The advocacy group says the child poverty rate has been steadily climbing since 2001 and is now at 17.4 per cent. The numbers are based on the latest figures from Statistics Canada.
"The benefits of a strong Ontario economy are not trickling down to lift Ontario's most vulnerable families and children out of poverty," says Jacquie Maund, co-ordinator of Ontario Campaign 2000.
"More low income parents are in the workforce, but they are working poor -- unable to find jobs with sufficient pay, hours and benefits to lift their families out of poverty."
Some 132,000 Ontario children rely on food banks each month, the report says.
Poverty is most prevalent for immigrant, minority and aboriginal families, according to the annual report card.

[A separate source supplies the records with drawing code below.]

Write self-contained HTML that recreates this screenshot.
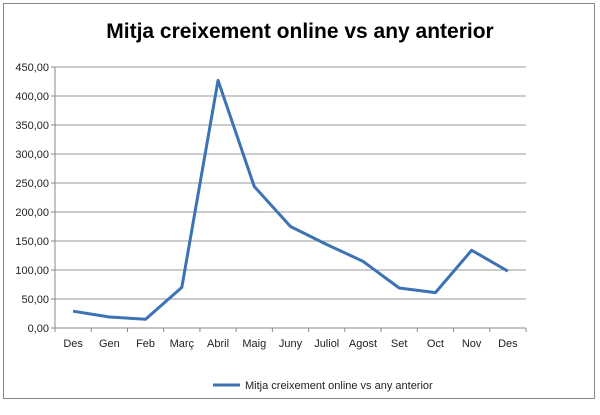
<!DOCTYPE html>
<html><head><meta charset="utf-8"><style>
body{margin:0;background:#fff;font-family:"Liberation Sans",sans-serif}
svg text{font-family:"Liberation Sans",sans-serif}
</style></head><body>
<svg width="600" height="410" id="chart">
<rect x="3.5" y="3.5" width="591" height="395" fill="#fff" stroke="#888"/>
<text x="300" y="38" text-anchor="middle" font-size="21" font-weight="bold" fill="#000">Mitja creixement online vs any anterior</text>
<g id="grid"></g><g id="axes"></g><g id="series"></g>
<g>
<line x1="213" y1="385" x2="240" y2="385" stroke="#3d72b4" stroke-width="3"/>
<text x="245" y="389" font-size="11" fill="#222">Mitja creixement online vs any anterior</text>
</g>
</svg>
<script>
const categories=["Des","Gen","Feb","Març","Abril","Maig","Juny","Juliol","Agost","Set","Oct","Nov","Des"];
const values=[29,19,15,70,427,244,175,144,115,69,61,134,98];
const yTicks=[0,50,100,150,200,250,300,350,400,450];
const L=55,R=526,T=67,B=328,YMAX=450;
const NS="http://www.w3.org/2000/svg";
const xs=i=>L+(R-L)/categories.length*(i+0.5);
const ys=v=>B-(B-T)*v/YMAX;
function mk(t,a,p){const e=document.createElementNS(NS,t);for(const k in a)e.setAttribute(k,a[k]);p.appendChild(e);return e;}
const grid=document.getElementById('grid'),axes=document.getElementById('axes'),ser=document.getElementById('series');
yTicks.forEach(v=>{
 const g=mk('line',{x1:L,x2:R,y1:ys(v),y2:ys(v),stroke:v===0?'#888':'#999','stroke-width':1},grid);
 
 
 const t=mk('text',{x:L-6,y:ys(v)+4,'text-anchor':'end','font-size':11,fill:'#222'},axes);
 t.textContent=v.toFixed(2).replace('.',',');
 
 
 mk('line',{x1:L-4,x2:L,y1:ys(v),y2:ys(v),stroke:'#888'},axes);
});
mk('line',{x1:L,x2:L,y1:T,y2:B,stroke:'#888'},axes);
for(let i=0;i<=categories.length;i++){const x=L+(R-L)/categories.length*i;mk('line',{x1:x,x2:x,y1:B,y2:B+4,stroke:'#888'},axes);}
categories.forEach((c,i)=>{
 const t=mk('text',{x:xs(i),y:B+19,'text-anchor':'middle','font-size':11,fill:'#222'},axes);
 t.textContent=c;
 
 
});
const p=mk('polyline',{points:values.map((v,i)=>xs(i)+','+ys(v)).join(' '),fill:'none',stroke:'#3d72b4','stroke-width':3,'stroke-linejoin':'round'},ser);


</script>
</body></html>
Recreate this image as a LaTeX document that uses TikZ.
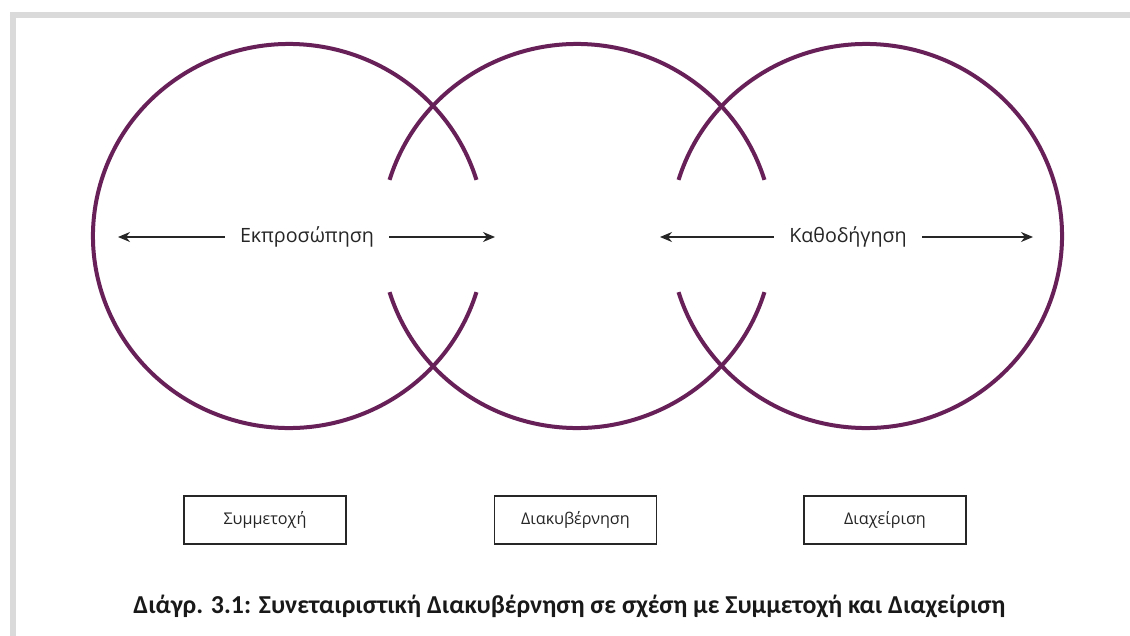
\documentclass[tikz,border=0pt]{standalone}
\usepackage{fontspec}
\setmainfont{Open Sans}
\newfontfamily\captionfont{Carlito}
\usepackage{tikz}
\usetikzlibrary{arrows.meta}
\definecolor{ringcol}{RGB}{104,32,88}
\definecolor{framecol}{RGB}{218,218,218}
\tikzstyle{ring} = [draw=ringcol, line width=0.08cm]
\tikzstyle{label} = [font=\fontsize{11.2}{13}\selectfont, text=black!85, inner sep=0pt]
\tikzstyle{box} = [rectangle, draw=black!85, line width=0.6pt, minimum width=3.24cm, minimum height=0.96cm, font=\fontsize{9.2}{11}\selectfont, text=black!85, text centered]
\tikzstyle{arrow} = [black!85, line width=0.7pt, -{Stealth[length=0.24cm, width=0.2cm]}]

\begin{document}
\begin{tikzpicture}[x=0.02cm, y=-0.02cm]
\useasboundingbox (0,0) rectangle (1130,636);
\fill[white] (0,0) rectangle (1130,636);

% frame
\draw[framecol, line width=0.12cm] (10,14.5) -- (1130,14.5);
\draw[framecol, line width=0.12cm] (13,12) -- (13,636);

% rings
\draw[ring] (289,236) ++(17:196 and 192) arc[start angle=17, end angle=343, x radius=196, y radius=192];
\draw[ring] (577,236) ++(17:196 and 192) arc[start angle=17, end angle=163, x radius=196, y radius=192];
\draw[ring] (577,236) ++(197:196 and 192) arc[start angle=197, end angle=343, x radius=196, y radius=192];
\draw[ring] (866,236) ++(197:196 and 192) arc[start angle=197, end angle=523, x radius=196, y radius=192];

% labels
\node (rep) [label] at (307,237) {Εκπροσώπηση};
\node (guide) [label] at (848,237) {Καθοδήγηση};
\coordinate (repL) at (118,237);
\coordinate (repR) at (495,237);
\coordinate (guideL) at (660,237);
\coordinate (guideR) at (1033,237);

\draw [arrow] (rep.west) ++(-0.3cm,0) -- (repL);
\draw [arrow] (rep.east) ++(0.3cm,0) -- (repR);
\draw [arrow] (guide.west) ++(-0.3cm,0) -- (guideL);
\draw [arrow] (guide.east) ++(0.3cm,0) -- (guideR);

% boxes
\node (part) [box] at (265,520) {Συμμετοχή};
\node (gov) [box] at (575.5,520) {Διακυβέρνηση};
\node (mgmt) [box] at (885,520) {Διαχείριση};

\node (cap) [anchor=west, inner sep=0pt, text=black!90, font=\captionfont\bfseries\fontsize{14.7}{17}\selectfont] at (133,606) {Διάγρ. 3.1: Συνεταιριστική Διακυβέρνηση σε σχέση με Συμμετοχή και Διαχείριση};
\end{tikzpicture}
\end{document}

Campaign 2000 is calling on all Ontario political parties to commit to developing a poverty reduction strategy.
The group says Quebec and Newfoundland each have provincial poverty reduction strategies, and Nova Scotia recently established an all-party commission to develop a plan.
Although praising the McGuinty Liberals for raising the minimum wage to $8 an hour, the coalition is calling for the minimum wage to rise to $10 an hour.
The group also wants the provincial government to:
End the clawback of the National Child Benefit Supplement;
Index social assistance rates and increase them to meet the basic needs of recipients;
Invest $600 million in early learning and childcare; and
Continue the investment of provincial funding to meet affordable housing commitments.